The specific files used for development were behind a NASA signup and accept-conditions, so I don't think we can include them for tests here.

In addition, we don't really have a baseline expectation of what the output ought to look like - loading with hdf4 for xarray requires a choice of "variable" and don't include the whole of the original datafile's contents.

TomNicholas commented 1 day ago

In addition, we don't really have a baseline expectation of what the output ought to look like - loading with hdf4 for xarray requires a choice of "variable" and don't include the whole of the original datafile's contents.

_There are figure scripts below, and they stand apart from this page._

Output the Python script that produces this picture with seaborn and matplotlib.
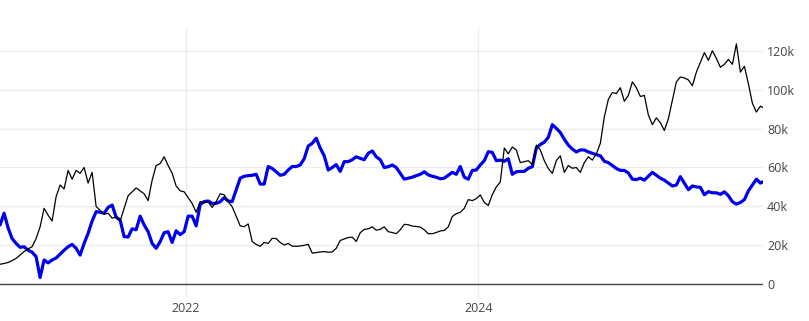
import pandas as pd
import matplotlib
matplotlib.use("Agg")
import matplotlib.pyplot as plt
import seaborn as sns

# ---- data (values in thousands) ----
start_date = "2020-09-23"
step = "10D"

black_k = [
    10.3, 10.7, 11.2, 12.2, 13.3, 15.0, 16.8, 18.2, 19.3, 23.5, 29.5, 39.0, 35.5, 32.5, 45.0, 51.0,
    49.0, 58.5, 54.0, 58.5, 57.0, 60.0, 52.0, 57.5, 40.0, 38.0, 36.0, 36.5, 34.0, 34.5, 32.5, 39.0,
    45.5, 47.5, 49.5, 48.0, 46.5, 43.0, 53.5, 61.0, 62.0, 65.5, 61.0, 57.0, 50.5, 48.0, 47.5, 44.5,
    41.5, 37.0, 42.5, 41.8, 42.4, 39.5, 42.5, 46.5, 46.0, 42.5, 39.8, 35.0, 30.0, 29.6, 31.0, 22.0,
    20.5, 19.5, 21.5, 21.0, 23.6, 23.5, 21.5, 20.2, 21.0, 19.6, 19.5, 19.7, 20.0, 20.5, 16.0, 16.3,
    16.6, 16.8, 16.5, 16.6, 18.5, 22.5, 23.3, 24.0, 24.2, 22.0, 26.5, 28.2, 28.5, 29.5, 27.8, 28.2,
    29.5, 27.0, 26.6, 26.0, 28.0, 30.8, 30.6, 29.9, 29.7, 29.4, 28.0, 26.0, 26.0, 26.6, 27.4, 27.7,
    29.5, 34.8, 36.3, 37.0, 39.0, 43.5, 43.0, 44.0, 45.9, 42.0, 40.5, 46.0, 50.0, 52.5, 70.0, 67.0,
    70.5, 69.0, 62.5, 63.0, 63.5, 61.5, 71.5, 69.0, 63.5, 59.5, 57.0, 63.5, 66.0, 57.5, 61.0, 59.6,
    60.0, 57.5, 62.5, 65.5, 63.8, 67.0, 72.4, 86.0, 95.0, 98.5, 98.0, 101.0, 94.0, 97.0, 104.0, 101.0,
    96.5, 97.0, 87.0, 82.0, 85.5, 83.0, 79.0, 85.0, 94.5, 104.0, 106.5, 106.0, 105.0, 102.0, 109.0, 114.0,
    119.0, 115.0, 120.0, 116.0, 111.5, 113.0, 115.5, 113.0, 123.5, 109.0, 112.0, 103.0, 93.0, 88.5, 91.5, 90.5,
]

blue_k = [
    30.5, 36.5, 29.0, 23.5, 21.0, 19.0, 19.3, 17.5, 16.5, 14.2, 3.5, 12.5, 11.0, 12.5, 13.5, 15.5,
    17.5, 19.3, 20.5, 18.5, 15.0, 21.0, 26.2, 32.5, 37.3, 37.0, 36.5, 39.5, 40.7, 34.5, 33.0, 24.5,
    24.3, 28.5, 28.0, 35.0, 30.5, 27.0, 21.0, 18.5, 21.9, 26.5, 27.0, 21.5, 27.5, 25.5, 27.0, 35.0,
    35.0, 30.0, 41.0, 42.5, 42.8, 41.5, 41.6, 42.4, 44.5, 42.8, 42.5, 48.5, 54.5, 55.5, 55.8, 56.0,
    56.5, 51.5, 51.5, 60.5, 59.5, 57.8, 56.0, 56.5, 58.7, 60.5, 60.5, 61.3, 64.5, 71.0, 72.4, 75.0,
    70.0, 66.0, 58.7, 60.0, 61.5, 58.0, 63.0, 63.0, 64.0, 65.5, 64.7, 64.0, 67.3, 68.5, 65.5, 64.0,
    60.0, 60.4, 61.3, 60.0, 57.0, 54.0, 54.5, 55.0, 55.8, 56.5, 57.8, 56.2, 55.5, 55.0, 54.2, 54.5,
    56.0, 57.5, 56.5, 60.5, 55.0, 54.0, 58.5, 58.7, 61.3, 63.5, 68.1, 67.8, 63.5, 63.8, 63.2, 64.5,
    56.5, 57.8, 58.0, 58.0, 59.6, 60.4, 70.0, 71.8, 73.0, 75.5, 82.0, 80.1, 78.0, 74.5, 71.5, 69.5,
    68.0, 69.0, 69.0, 68.0, 67.3, 66.6, 66.0, 63.2, 62.5, 61.0, 59.5, 58.5, 58.5, 57.2, 54.0, 53.8,
    54.5, 53.5, 55.5, 57.5, 56.0, 54.5, 53.5, 52.0, 50.5, 51.0, 55.3, 52.0, 48.6, 50.5, 50.0, 49.8,
    46.0, 47.6, 47.0, 47.0, 46.2, 47.5, 45.5, 42.4, 41.2, 42.0, 43.5, 48.0, 51.0, 54.0, 52.0, 53.0,
]

ytick_vals = [0, 20, 40, 60, 80, 100, 120]
ytick_labels = ["0", "20k", "40k", "60k", "80k", "100k", "120k"]
xtick_dates = ["2022-01-01", "2024-01-01"]
xtick_labels = ["2022", "2024"]

# ---- style ----
sns.set_theme(style="white")
plt.rcParams["font.family"] = ["Open Sans", "DejaVu Sans"]

df_blue = pd.DataFrame({"date": pd.date_range(start_date, periods=len(blue_k), freq=step),
                        "value": blue_k})
df_black = pd.DataFrame({"date": pd.date_range(start_date, periods=len(black_k), freq=step),
                         "value": black_k})

W, H = 809, 321
fig = plt.figure(figsize=(W / 100, H / 100), dpi=100)
ax = fig.add_axes([0, 23 / H, 763 / W, 270 / H])

sns.lineplot(data=df_blue, x="date", y="value", color="#0000ee", linewidth=2.3,
             estimator=None, ax=ax, zorder=3)
sns.lineplot(data=df_black, x="date", y="value", color="black", linewidth=0.9,
             estimator=None, ax=ax, zorder=4)

ax.set_xlim(pd.Timestamp("2020-09-22 19:00"), pd.Timestamp("2025-12-12 12:00"))
ax.set_ylim(-7.04, 131.66)

ax.set_yticks(ytick_vals)
ax.set_yticklabels(ytick_labels)
ax.set_xticks([pd.Timestamp(d) for d in xtick_dates])
ax.set_xticklabels(xtick_labels)

ax.yaxis.tick_right()
ax.tick_params(axis="y", length=0, pad=3, labelsize=9, labelcolor="#444444")
ax.tick_params(axis="x", length=0, pad=3, labelsize=9, labelcolor="#444444")

ax.grid(True, color="#ebebeb", linewidth=0.9, zorder=0)
ax.set_axisbelow(True)
ax.axhline(0, color="#444444", linewidth=1.0, zorder=2)

for s in ax.spines.values():
    s.set_visible(False)
ax.set_xlabel("")
ax.set_ylabel("")

fig.savefig("out.png", dpi=100)
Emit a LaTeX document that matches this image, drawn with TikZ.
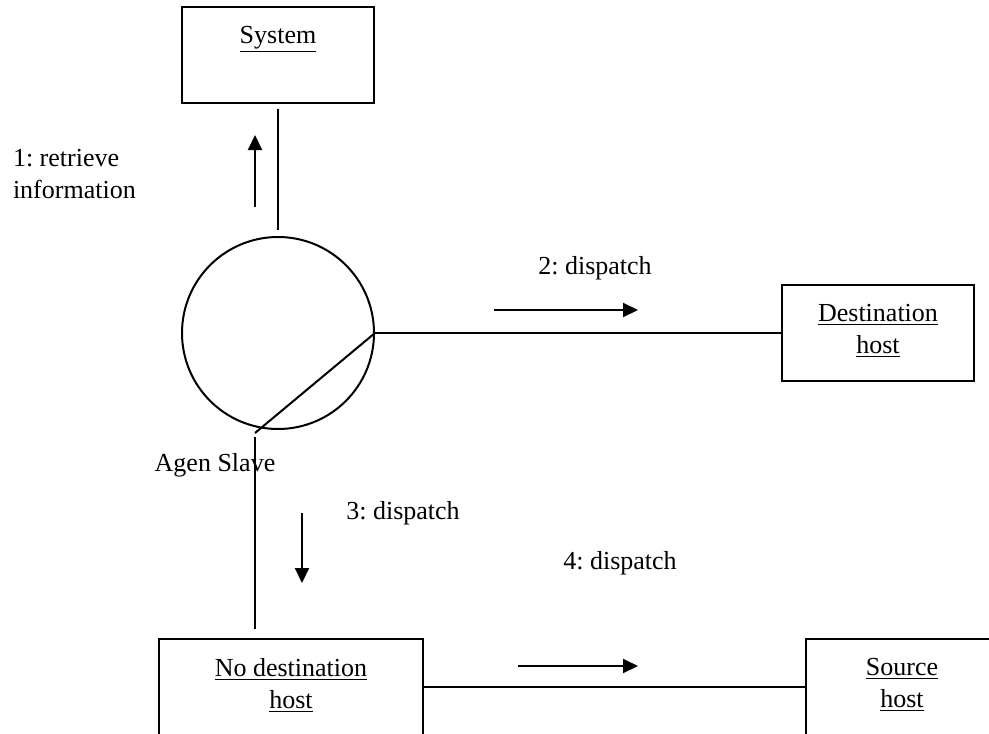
\documentclass[tikz,border=0pt]{standalone}
\usepackage{fontspec}
\setmainfont{Liberation Serif}
\usetikzlibrary{arrows.meta}
\frenchspacing
\begin{document}
\begin{tikzpicture}[x=0.5pt, y=-0.5pt, line width=1pt,
	font=\fontsize{13}{16}\selectfont,
	>={Triangle[length=7.5pt,width=7pt]},
	objbox/.style={draw, minimum width=96pt, minimum height=48pt, inner sep=0pt},
	objname/.style={anchor=north, align=center, inner sep=0pt, yshift=-9.5pt},
	msg/.style={inner sep=0pt}]
\useasboundingbox (0,0) rectangle (989,733);
% objects
\node[objbox, label={[objname]north:\underline{System}}] (system) at (278,55) {};
\node[draw, circle, minimum size=96pt, inner sep=0pt] (agent) at (278,333) {};
\node[objbox, label={[objname]north:\underline{Destination}\\\underline{host}}] (dest) at (878,333) {};
\node[objbox, minimum width=132pt, label={[objname]north:\underline{No destination}\\\underline{host}}] (nodest) at (291,687) {};
\node[objbox, label={[objname]north:\underline{Source}\\\underline{host}}] (source) at (902,687) {};
% links
\coordinate (bend) at (255,433);
\draw[shorten <=2.5pt, shorten >=3pt] (system.south) -- (agent.north);
\draw (agent.east) -- (dest.west);
\draw (agent.east) -- (bend);
\draw[shorten <=2pt, shorten >=4.5pt] (bend) -- (bend |- nodest.north);
\draw (nodest.east) -- (source.west);
% messages
\foreach \m / \xa / \ya / \xb / \yb in {1/255/207/255/135, 2/494/310/638/310, 3/302/513/302/583, 4/518/666/638/666} {
	\coordinate (m\m s) at (\xa,\ya);
	\coordinate (m\m e) at (\xb,\yb);
	\draw[->] (m\m s) -- (m\m e);
}
\node[msg, align=left, anchor=west] (retrieve) at (12,174) {1: retrieve\\information};
\node[msg] (disp2) at (595,268) {2: dispatch};
\node[msg] (disp3) at (403,513) {3: dispatch};
\node[msg] (disp4) at (620,563) {4: dispatch};
\node[msg] (slavename) at (215,465) {Agen Slave};
\end{tikzpicture}
\end{document}
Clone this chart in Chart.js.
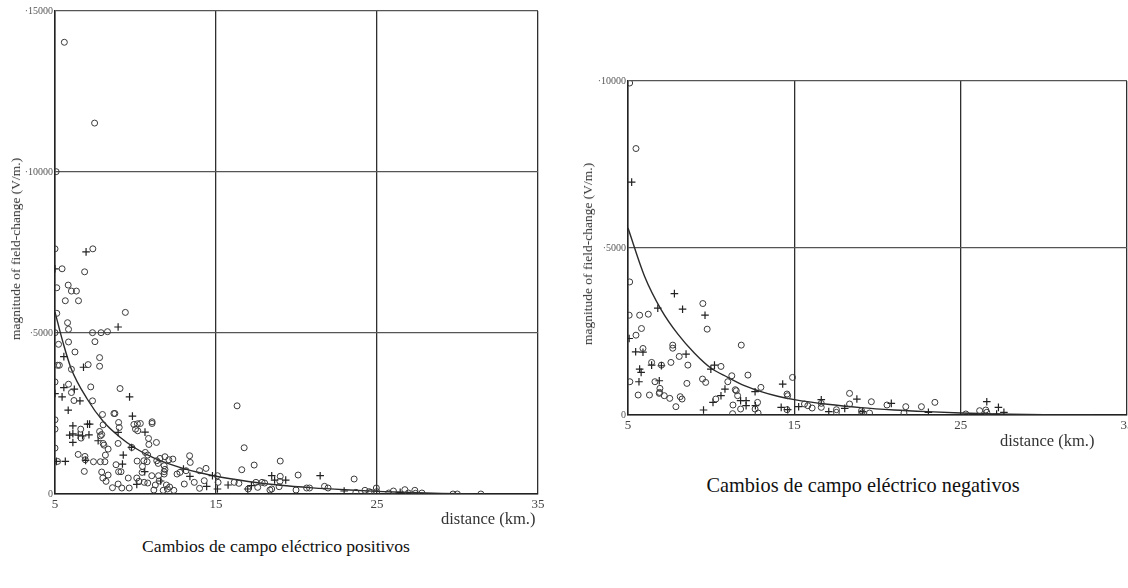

Okay - in that case it would be good to better understand the relationship between the HDF4 data model and the xarray data model when creating this reader, otherwise we're going to end up with confusions similar to the tiff case (see https://github.com/zarr-developers/VirtualiZarr/issues/291#issuecomment-2480025645).

Again it would be great if someone who actually uses HDF4 wanted to have a go at a PR for this.

martindurant commented 1 day ago

You may not find it satisfactory, but I think processing datasets that possibly don't fit neatly into xarray's model should be considered somewhat expert: the user needs to know some details of their data and how they expect it to turn out in a zarr form. That would include needing in some cases to specify if a thing is a array, array with coordinates, dataset or tree.

jgallagher59701 commented 11 hours ago

Hi, You might be interested in some of the work we're doing at the behest of NASA WRT HDF4 and HDF-EOS2. The DMR++ encoding and our interpreter now supports HDF4/EOS2 at least as far as NASA has taken it (like HDF5, there's quite a bit to the HDF4 data model, as I'm sure you know).